Updated: Jul 3, 2023

In the long run, the sharpest weapon of all is a kind and gentle spirit.

12 June, 2023 marked the 94th birthday of Anne Frank, one of my role models and one of the many reasons I began researching about the Holocaust and much of the 1900s era. I feel that one of the main reasons Anne and her story resonates with me so much is the fact that within such harsh conditions, and under constant trepidation, she kept writing. She never gave up on writing, and I believe it is so strangely beautiful. How can a person, who was under daily fear of being caught and sent to a concentration camp, of being met by Death itself, be hopeful enough to carry on writing and fine-tuning her short stories?

I believe Anne gives us a very firm ideology to believe in: Humanity runs on hope. It is in our core essence as humans to hope, as depicted by cultures all across the world and in different timelines (my personal favourite is Pandora's Jar).

I still remember my very first encounter with Anne herself. It was a mundane class in grade 4 and we opened our textbooks to the famous " I'll begin from the moment I got you..." 8 years later, that particular class is still fresh in my memory. I have a lot to thank Anne for, but specifically, I will always remember her as my inspiration to always remain hopeful.

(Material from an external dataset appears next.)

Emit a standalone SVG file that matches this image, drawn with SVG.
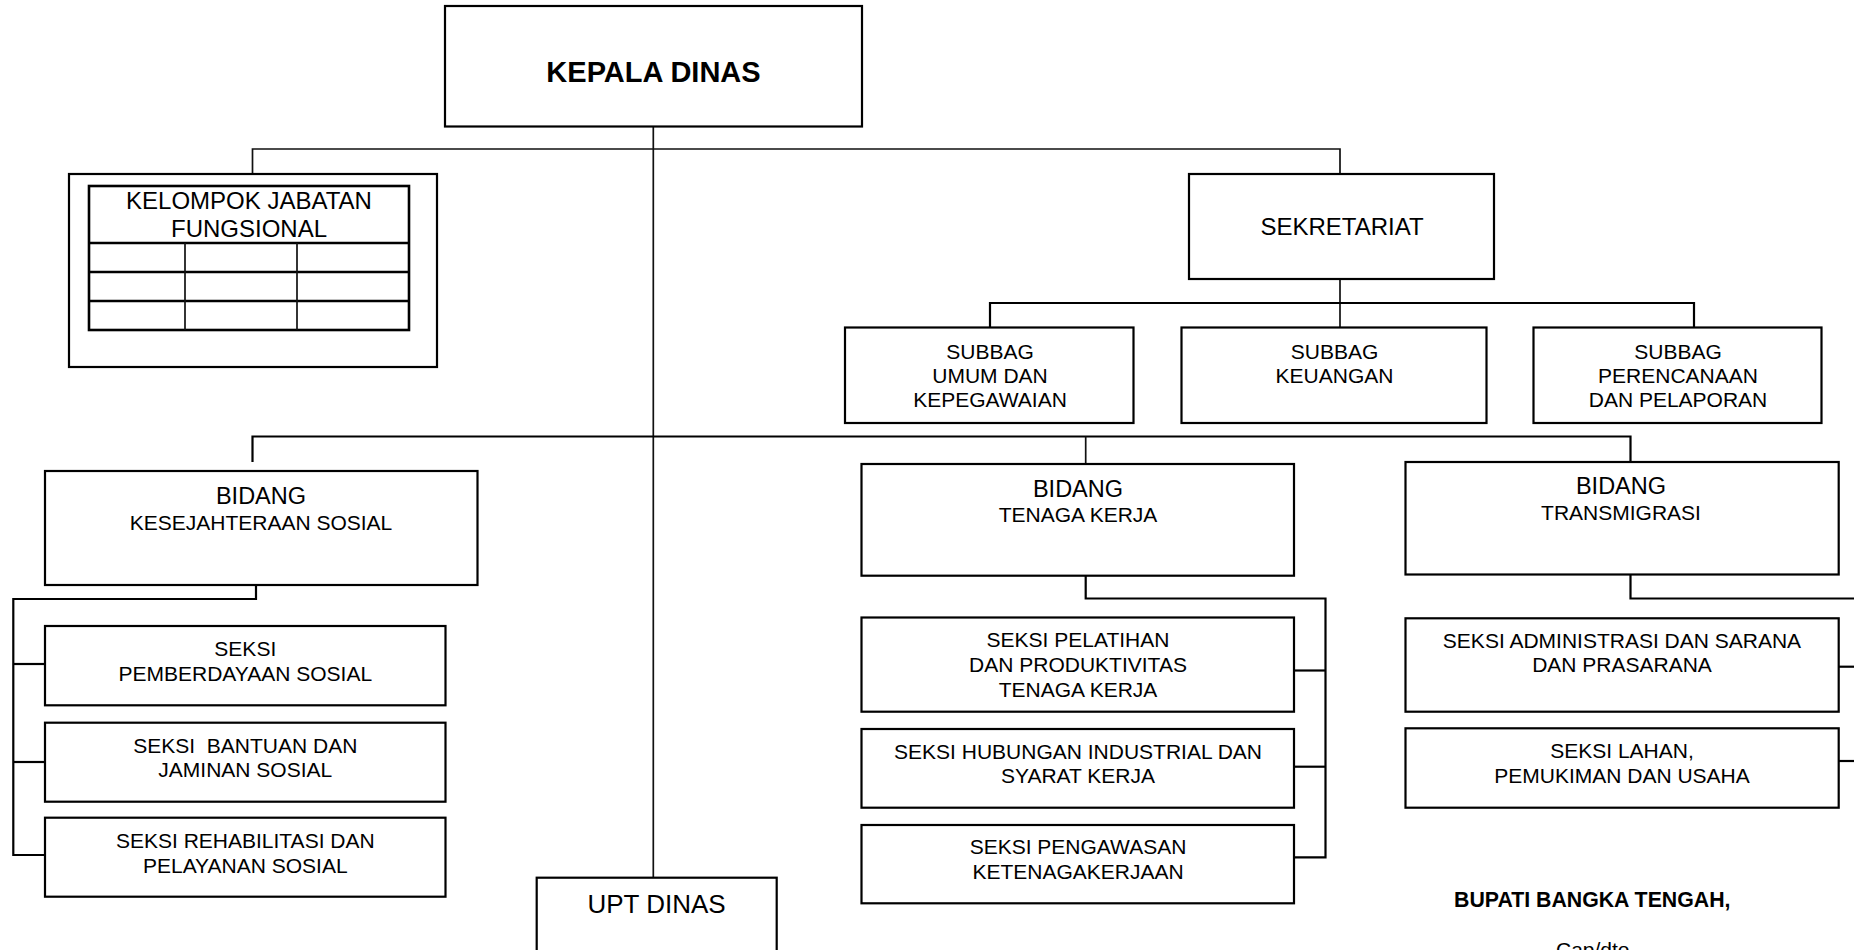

When I first bought her entire diary, I began to realize that she was just as normal, as frivolous as a teenager today, with an eerily similar movie star obsession as I. Perhaps what struck me the most was the degree of detail in her diary, from complaints about her sister and how 'no one understands her' to her little crush on Peter van Daan, a boy who was in hiding with her. I realized a few years later that it was because she carried with her hope; hope of liberation, hope of being a writer, and hope of returning to her pre-war life.

Thank you, Annelies Marie Frank, for inspiring me to keep hoping.